Frequently Asked Questions
Can yoga really trigger muscle hypertrophy or noticeable muscle growth like lifting weights does?
Yoga can absolutely trigger muscle hypertrophy, particularly in beginners or individuals who are transitioning from a sedentary lifestyle. When you support your body weight in challenging angles, your muscles experience significant mechanical tension and metabolic stress, which are the primary drivers of muscle growth. However, because bodyweight resistance has an upper limit, yoga will eventually transition from building bulk muscle to enhancing dense muscular endurance and functional tone.

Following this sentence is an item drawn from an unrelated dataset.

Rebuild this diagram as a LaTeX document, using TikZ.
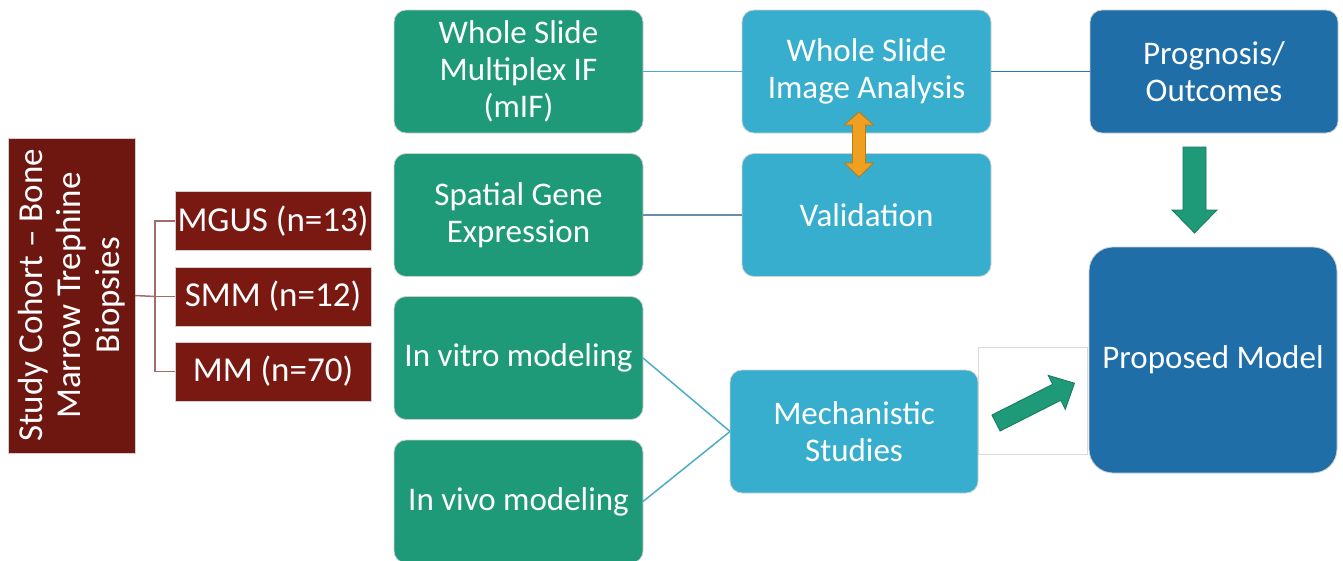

How do I modify upper body poses if my wrists hurt during a yoga workout?
Wrist discomfort is very common for beginners because the joint is unaccustomed to bearing body weight. To alleviate this, ensure you are actively distributing your weight across your entire hand, pressing firmly into your knuckles and fingertips rather than dumping all your weight directly into the heel of the palm. Alternatively, you can drop your forearms to the mat to perform dolphin poses or forearm planks, completely bypassing the wrist joint while maintaining upper body tension.
Why do my muscles shake uncontrollably when I hold certain basic yoga poses?

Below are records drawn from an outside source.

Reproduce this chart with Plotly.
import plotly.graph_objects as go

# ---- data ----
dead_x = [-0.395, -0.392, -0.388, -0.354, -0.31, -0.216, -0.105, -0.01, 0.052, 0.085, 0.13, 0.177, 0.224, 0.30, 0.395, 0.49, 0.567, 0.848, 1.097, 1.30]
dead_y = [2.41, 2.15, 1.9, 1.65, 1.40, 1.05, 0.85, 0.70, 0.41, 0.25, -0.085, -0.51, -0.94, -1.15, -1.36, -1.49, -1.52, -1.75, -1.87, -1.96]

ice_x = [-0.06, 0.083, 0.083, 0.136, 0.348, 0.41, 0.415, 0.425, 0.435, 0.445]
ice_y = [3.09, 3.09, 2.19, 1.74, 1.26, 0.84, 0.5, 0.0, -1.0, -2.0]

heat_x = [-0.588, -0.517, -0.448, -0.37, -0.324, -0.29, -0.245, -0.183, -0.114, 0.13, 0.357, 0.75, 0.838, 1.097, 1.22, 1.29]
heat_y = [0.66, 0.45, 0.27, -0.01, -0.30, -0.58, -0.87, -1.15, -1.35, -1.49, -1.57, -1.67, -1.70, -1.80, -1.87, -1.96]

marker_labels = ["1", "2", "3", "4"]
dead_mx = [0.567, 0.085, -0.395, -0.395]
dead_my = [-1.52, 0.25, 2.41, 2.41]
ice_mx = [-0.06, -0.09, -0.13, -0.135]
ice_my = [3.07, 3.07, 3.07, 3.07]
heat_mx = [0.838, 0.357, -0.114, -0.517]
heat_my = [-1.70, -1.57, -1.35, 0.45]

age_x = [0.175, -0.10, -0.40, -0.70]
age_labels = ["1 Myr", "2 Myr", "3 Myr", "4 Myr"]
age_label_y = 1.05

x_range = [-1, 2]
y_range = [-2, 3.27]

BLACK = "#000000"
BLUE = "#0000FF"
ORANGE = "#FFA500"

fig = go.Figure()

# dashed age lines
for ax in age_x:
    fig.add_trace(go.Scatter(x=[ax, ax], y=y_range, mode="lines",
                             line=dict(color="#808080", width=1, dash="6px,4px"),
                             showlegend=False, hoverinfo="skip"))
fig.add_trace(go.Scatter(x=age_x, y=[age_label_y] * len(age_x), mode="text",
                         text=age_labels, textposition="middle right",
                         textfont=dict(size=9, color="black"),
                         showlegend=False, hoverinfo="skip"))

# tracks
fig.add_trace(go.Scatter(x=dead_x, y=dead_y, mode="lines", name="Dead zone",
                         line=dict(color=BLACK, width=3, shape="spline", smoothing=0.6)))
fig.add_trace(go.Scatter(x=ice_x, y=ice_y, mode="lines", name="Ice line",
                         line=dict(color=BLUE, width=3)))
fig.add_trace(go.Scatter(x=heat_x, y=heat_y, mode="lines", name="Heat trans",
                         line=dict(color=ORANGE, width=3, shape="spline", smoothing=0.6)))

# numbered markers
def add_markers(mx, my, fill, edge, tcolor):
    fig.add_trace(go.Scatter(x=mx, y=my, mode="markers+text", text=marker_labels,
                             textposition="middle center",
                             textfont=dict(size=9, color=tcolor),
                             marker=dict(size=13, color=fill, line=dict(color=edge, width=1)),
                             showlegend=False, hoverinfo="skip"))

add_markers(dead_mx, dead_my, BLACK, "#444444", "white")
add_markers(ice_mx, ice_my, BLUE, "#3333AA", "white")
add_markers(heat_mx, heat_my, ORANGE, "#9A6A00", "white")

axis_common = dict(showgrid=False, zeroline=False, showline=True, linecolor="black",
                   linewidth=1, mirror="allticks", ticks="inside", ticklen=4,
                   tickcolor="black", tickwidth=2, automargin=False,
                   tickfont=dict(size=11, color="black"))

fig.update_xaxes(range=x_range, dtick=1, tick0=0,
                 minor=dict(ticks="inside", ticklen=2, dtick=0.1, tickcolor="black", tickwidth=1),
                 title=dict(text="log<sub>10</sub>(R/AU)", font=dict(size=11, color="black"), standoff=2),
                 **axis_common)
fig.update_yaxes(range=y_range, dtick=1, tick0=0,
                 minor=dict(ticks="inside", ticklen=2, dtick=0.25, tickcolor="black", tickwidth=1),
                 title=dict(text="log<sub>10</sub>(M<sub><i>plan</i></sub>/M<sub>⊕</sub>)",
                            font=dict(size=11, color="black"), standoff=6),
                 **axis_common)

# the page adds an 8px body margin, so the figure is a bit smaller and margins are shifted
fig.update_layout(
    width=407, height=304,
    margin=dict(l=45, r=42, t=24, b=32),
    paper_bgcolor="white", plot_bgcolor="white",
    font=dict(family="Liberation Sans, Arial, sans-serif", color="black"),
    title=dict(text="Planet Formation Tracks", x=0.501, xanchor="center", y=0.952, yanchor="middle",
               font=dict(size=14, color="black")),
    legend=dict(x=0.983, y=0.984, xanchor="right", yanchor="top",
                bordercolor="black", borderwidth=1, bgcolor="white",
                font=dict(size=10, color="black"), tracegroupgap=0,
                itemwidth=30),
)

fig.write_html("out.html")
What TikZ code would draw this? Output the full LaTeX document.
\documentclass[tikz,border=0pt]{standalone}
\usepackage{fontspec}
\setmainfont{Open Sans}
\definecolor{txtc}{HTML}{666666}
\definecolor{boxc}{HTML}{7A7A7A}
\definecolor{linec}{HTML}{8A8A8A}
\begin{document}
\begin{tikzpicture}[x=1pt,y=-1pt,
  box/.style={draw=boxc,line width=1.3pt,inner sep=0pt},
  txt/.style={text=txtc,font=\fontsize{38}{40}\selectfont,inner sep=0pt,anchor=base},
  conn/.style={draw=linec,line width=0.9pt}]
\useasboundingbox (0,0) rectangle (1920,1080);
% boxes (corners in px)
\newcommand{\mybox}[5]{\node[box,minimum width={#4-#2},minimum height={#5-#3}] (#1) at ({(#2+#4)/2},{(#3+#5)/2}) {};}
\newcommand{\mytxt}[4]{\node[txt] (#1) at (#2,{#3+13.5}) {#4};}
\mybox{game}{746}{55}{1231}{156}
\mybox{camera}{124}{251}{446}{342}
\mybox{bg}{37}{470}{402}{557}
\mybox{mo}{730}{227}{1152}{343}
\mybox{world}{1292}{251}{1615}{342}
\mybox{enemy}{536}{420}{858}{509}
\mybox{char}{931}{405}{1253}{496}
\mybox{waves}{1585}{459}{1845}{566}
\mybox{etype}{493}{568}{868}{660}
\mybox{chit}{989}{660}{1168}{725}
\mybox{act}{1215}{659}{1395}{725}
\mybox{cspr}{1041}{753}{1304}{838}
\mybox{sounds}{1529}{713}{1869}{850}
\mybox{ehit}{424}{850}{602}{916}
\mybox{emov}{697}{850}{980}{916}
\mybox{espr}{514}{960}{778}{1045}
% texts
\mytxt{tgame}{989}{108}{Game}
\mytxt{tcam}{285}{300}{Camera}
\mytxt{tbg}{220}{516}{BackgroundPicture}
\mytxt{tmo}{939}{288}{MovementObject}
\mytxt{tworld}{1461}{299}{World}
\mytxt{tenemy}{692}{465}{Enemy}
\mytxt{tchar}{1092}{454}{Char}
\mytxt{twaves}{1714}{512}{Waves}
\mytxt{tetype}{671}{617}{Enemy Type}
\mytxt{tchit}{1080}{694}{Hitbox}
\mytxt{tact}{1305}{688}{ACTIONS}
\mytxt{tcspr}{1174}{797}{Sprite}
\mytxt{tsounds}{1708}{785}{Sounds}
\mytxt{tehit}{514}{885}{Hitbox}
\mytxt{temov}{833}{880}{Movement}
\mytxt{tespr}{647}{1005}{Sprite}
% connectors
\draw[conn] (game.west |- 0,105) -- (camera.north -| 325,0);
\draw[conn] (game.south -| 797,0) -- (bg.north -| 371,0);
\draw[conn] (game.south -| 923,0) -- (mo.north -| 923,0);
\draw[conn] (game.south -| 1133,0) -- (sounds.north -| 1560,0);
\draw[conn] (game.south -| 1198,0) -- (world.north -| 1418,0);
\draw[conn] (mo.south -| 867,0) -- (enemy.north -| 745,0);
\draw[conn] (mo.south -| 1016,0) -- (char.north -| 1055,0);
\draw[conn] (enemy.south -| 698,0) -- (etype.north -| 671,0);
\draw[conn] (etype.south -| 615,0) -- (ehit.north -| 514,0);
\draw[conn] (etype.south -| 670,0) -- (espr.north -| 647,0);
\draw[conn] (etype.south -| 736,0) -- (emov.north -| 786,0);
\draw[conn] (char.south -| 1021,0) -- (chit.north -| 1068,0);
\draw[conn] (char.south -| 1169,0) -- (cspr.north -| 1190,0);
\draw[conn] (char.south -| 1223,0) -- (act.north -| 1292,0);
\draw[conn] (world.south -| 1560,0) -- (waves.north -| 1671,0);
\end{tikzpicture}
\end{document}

Muscular shaking is a completely normal, safe physiological response known as a benign tremor. It occurs because your nervous system is recruiting unfamiliar motor units to manage the continuous isometric load. As your muscles tire, the individual muscle fibers rapidly cycle between contracting and relaxing to hold you in place, resulting in a shaking sensation. With consistent practice, your neuromuscular efficiency improves, and the shaking will diminish.
Is it safe to practice a strength-focused yoga routine if I am stiff or inflexible?

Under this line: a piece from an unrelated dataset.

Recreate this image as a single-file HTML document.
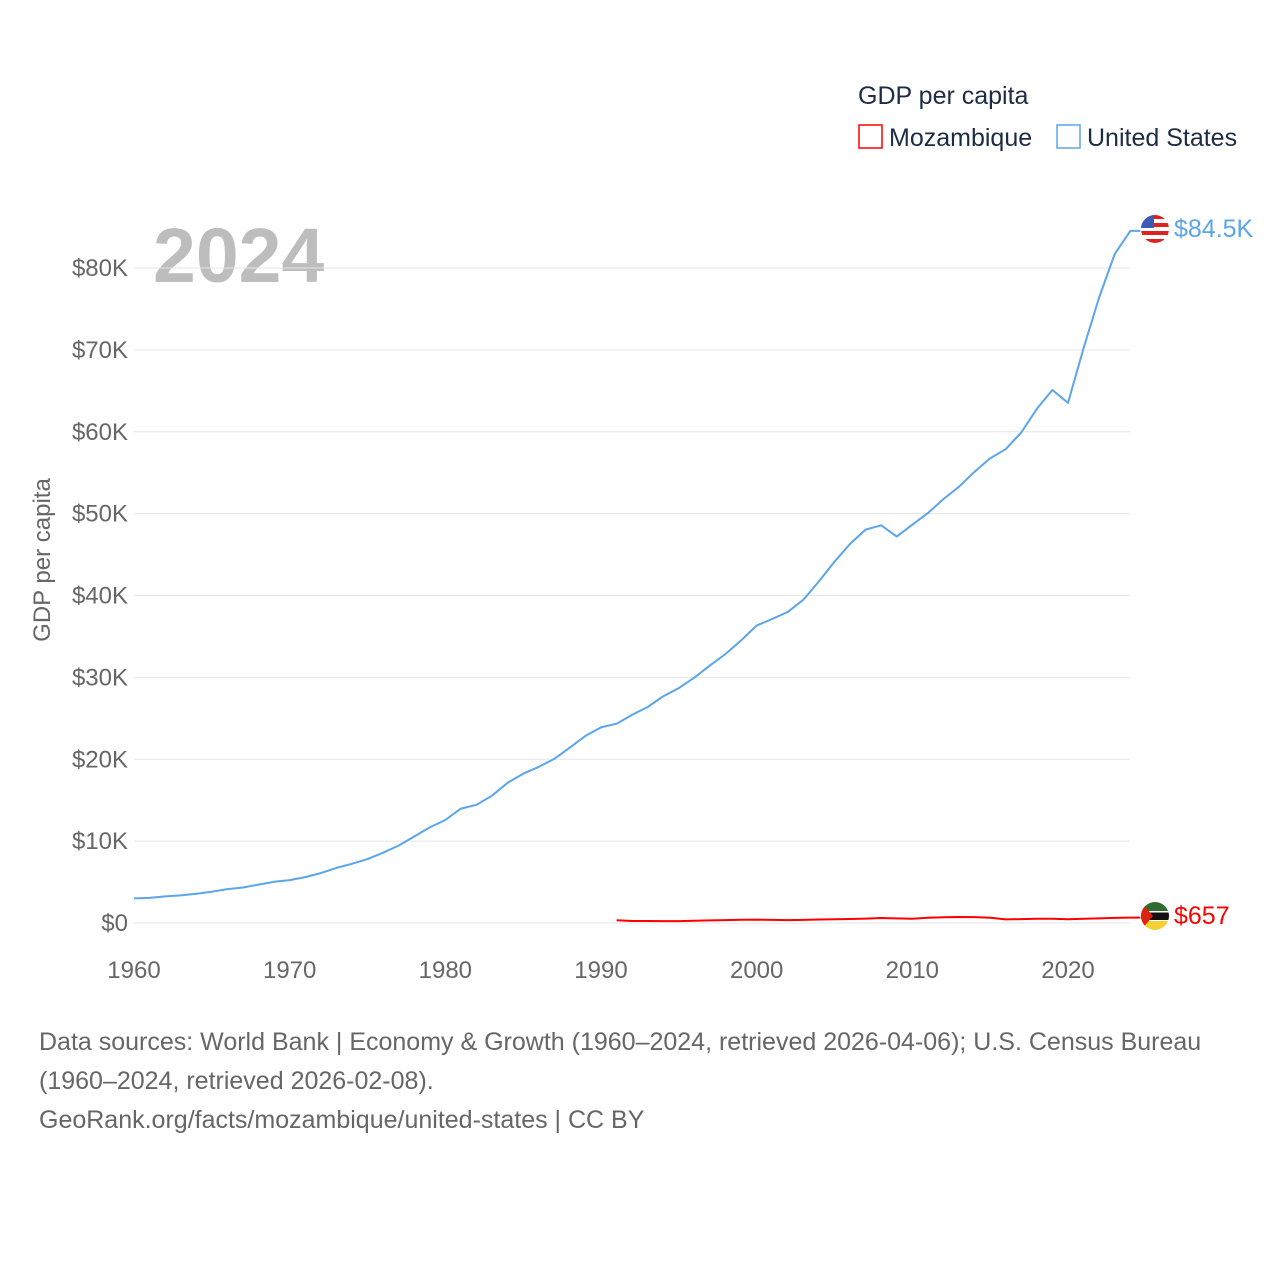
<!DOCTYPE html>
<html><head><meta charset="utf-8"><style>
body{margin:0;background:#fff;}
svg text{font-family:"Liberation Sans",sans-serif;}
</style></head><body>
<svg id="chart" width="1280" height="1280" xmlns="http://www.w3.org/2000/svg">
<text x="858" y="104" font-size="25" fill="#1d2b45">GDP per capita</text>
<g>
<rect x="859" y="125" width="23" height="23" fill="none" stroke="#f00" stroke-width="1.5"/>
<text x="889" y="146" font-size="25" fill="#1d2b45">Mozambique</text></g>
<g>
<rect x="1057" y="125" width="23" height="23" fill="none" stroke="#5aa5ec" stroke-width="1.5"/>
<text x="1087" y="146" font-size="25" fill="#1d2b45">United States</text></g>
<text x="153" y="282" font-size="77" font-weight="bold" fill="#bdbdbd">2024</text>
<g id="grid"></g><g id="series"></g>
<text transform="translate(50,560) rotate(-90)" text-anchor="middle" font-size="24" fill="#666">GDP per capita</text>
<g>
<clipPath id="c1"><circle cx="1155" cy="229" r="14"/></clipPath>
<g clip-path="url(#c1)"><rect x="1141" y="215" width="28" height="28" fill="#fff"/>
<rect x="1141" y="215" width="28" height="4" fill="#d22"/><rect x="1141" y="223" width="28" height="4" fill="#d22"/><rect x="1141" y="231" width="28" height="4" fill="#d22"/><rect x="1141" y="239" width="28" height="4" fill="#d22"/>
<rect x="1141" y="215" width="13" height="13" fill="#3b5bb5"/></g></g>
<g>
<clipPath id="c2"><circle cx="1155" cy="916" r="14"/></clipPath>
<g clip-path="url(#c2)"><rect x="1141" y="902" width="28" height="10" fill="#2f6b2f"/>
<rect x="1141" y="912" width="28" height="8" fill="#111"/><rect x="1141" y="911" width="28" height="1.5" fill="#fff"/><rect x="1141" y="920" width="28" height="1.5" fill="#fff"/>
<rect x="1141" y="921" width="28" height="9" fill="#f5d030"/><polygon points="1141,902 1153,916 1141,930" fill="#d21"/></g></g>
<text x="1174" y="237" font-size="25" fill="#5aa5ec">$84.5K</text>
<text x="1174" y="924" font-size="25" fill="#f00">$657</text>
<text x="39" y="1050" font-size="25" fill="#666">Data sources: World Bank | Economy &amp; Growth (1960–2024, retrieved 2026-04-06); U.S. Census Bureau</text>
<text x="39" y="1089" font-size="25" fill="#666">(1960–2024, retrieved 2026-02-08).</text>
<text x="39" y="1128" font-size="25" fill="#666">GeoRank.org/facts/mozambique/united-states | CC BY</text>
</svg>
<script>
const yTicks=[0,10000,20000,30000,40000,50000,60000,70000,80000];
const yTickLabels=["$0","$10K","$20K","$30K","$40K","$50K","$60K","$70K","$80K"];
const xTicks=[1960,1970,1980,1990,2000,2010,2020];
const usYears=[];for(let y=1960;y<=2024;y++)usYears.push(y);
const usValues=[3007,3067,3244,3375,3574,3828,4146,4336,4696,5032,5234,5609,6094,6726,7226,7801,8592,9453,10565,11674,12575,13976,14434,15544,17121,18237,19071,20039,21417,22857,23889,24342,25419,26387,27695,28691,29968,31459,32854,34516,36330,37134,37998,39490,41725,44123,46302,48050,48570,47195,48651,50066,51784,53291,55124,56763,57867,59915,62805,65095,63528,70219,76399,81695,84534];
const mzYears=[];for(let y=1991;y<=2024;y++)mzYears.push(y);
const mzValues=[330,250,250,230,230,270,320,350,390,420,380,360,380,430,470,490,540,610,560,510,640,700,730,720,630,440,480,530,530,460,510,560,620,657];
const X=y=>134+(y-1960)*(1068-134)/60;
const Y=v=>923-v*(923-268)/80000;
const NS="http://www.w3.org/2000/svg";
const grid=document.getElementById('grid'),ser=document.getElementById('series');
function mk(t,a,p){const e=document.createElementNS(NS,t);for(const k in a)e.setAttribute(k,a[k]);p.appendChild(e);return e;}
yTicks.forEach((v,i)=>{
 const l=mk('line',{x1:134,x2:1130,y1:Y(v),y2:Y(v),stroke:'#e6e6e6','stroke-width':1},grid);
 
 
 const t=mk('text',{x:128,y:Y(v)+8,'text-anchor':'end','font-size':24,fill:'#666'},grid);
 t.textContent=yTickLabels[i];
 
 
});
xTicks.forEach(y=>{
 const t=mk('text',{x:X(y),y:978,'text-anchor':'middle','font-size':24,fill:'#666'},grid);
 t.textContent=y;
 
 
});
function line(years,vals,color,name){
 let d=years.map((y,i)=>(i?'L':'M')+X(y).toFixed(1)+','+Y(vals[i]).toFixed(1)).join('');
 d+='L'+(X(years[years.length-1])+10).toFixed(1)+','+Y(vals[vals.length-1]).toFixed(1);
 const p=mk('path',{d:d,fill:'none',stroke:color,'stroke-width':2,'stroke-linejoin':'round'},ser);
 
 
}
line(usYears,usValues,'#5aa5ec','us-line');
line(mzYears,mzValues,'#f00','mozambique-line');
</script>
</body></html>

Yes, it is entirely safe and highly recommended. Flexibility is not a prerequisite to starting yoga; it is a long-term consequence of practicing yoga. Many strength-focused postures do not require extreme ranges of motion to be effective. Furthermore, practicing poses with slightly bent knees or utilizing blocks to bring the floor closer to your hands allows you to safely build strength while your flexibility naturally improves over time.
How does breath control influence physical strength during a difficult yoga pose?
In yoga, matching your movement with controlled abdominal breathing is vital for generating physical power. Deep, deliberate inhalations expand the thoracic cavity and steady the mind, while slow, forced exhalations engage the deep transverse abdominis core muscles. This internal core engagement increases intra-abdominal pressure, which structurally stabilizes your spine and allows you to hold demanding positions with significantly more control and less physical strain.
Can a beginner use a regular household rug instead of a dedicated sticky yoga mat?
For a strength-focused practice, using a dedicated sticky yoga mat is highly recommended over a household rug or bare floor. Yoga mats are engineered to provide localized traction, preventing your hands and feet from slipping apart during wide-standing poses like lunges or downward dog. Slipping forces your muscles to fight for basic traction rather than focusing on alignment and strength, which drastically increases the risk of joint strains.
How long should a beginner hold a strength posture before resting?
A beginner should initially aim to hold a strength-building posture for three to five deep, slow breaths, which equates to roughly twenty to thirty seconds of sustained tension. It is far better to hold a pose perfectly with full mental focus for twenty seconds than it is to hold it for a minute with collapsing form and a sagging spine. As your muscular endurance naturally develops, you can gradually extend your holds to ten breaths or one full minute.